No robocall kingpin, Floridian testifies
A Florida man accused of flooding consumers with 97 million phone calls touting fake travel deals appeared Wednesday before lawmakers to explain how robocalls work and to say, “I am not the kingpin of robocalling that is alleged.”
Adrian Abramovich of Miami, who is fighting a proposed $120 million fine, told senators that open-source software lets operators make thousands of phone calls with the click of a button, in combination with cloudbased computing and “the right long distance company.”
“Clearly regulation needs to address the carriers and providers and require the major carriers to detect robocalls activity,” Abramovich said in testimony submitted in advance to the Senate Commerce Committee. He has asked the Federal Communications Commission to reduce the fine proposed last year, calling it disproportionate, in part because most calls went unanswered or resulted in quick hang-ups.

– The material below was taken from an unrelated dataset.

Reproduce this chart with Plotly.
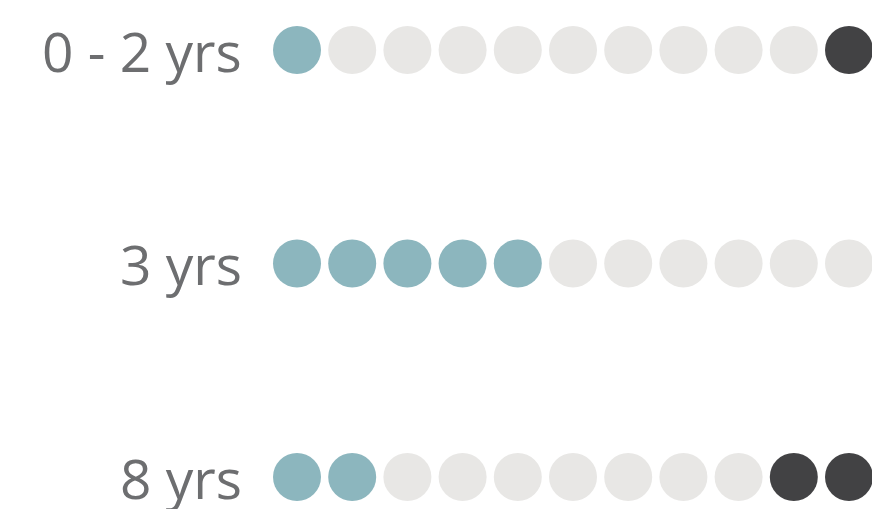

The panel’s chairman, Sen. John Thune, R-S.D. called Abramovich and officials from the FCC and other agencies to discuss ways to stop abusive calls. The intrusive and annoying ringing is a leading source of consumer frustration, with the Federal Trade Commission logging more more than 4.5 million robocall complaints.
Abramovich tried to trick consumers into answering and listening to his advertising messages, the FCC said in a news release as it announced action against him last year. FCC Chairman Ajit Pai cited “what appears to be the most egregious neighbor-spoofing robocalling scheme that we have ever seen.” The pace of illegal calls in late 2016 worked out to more than 1 million per day, Pai said.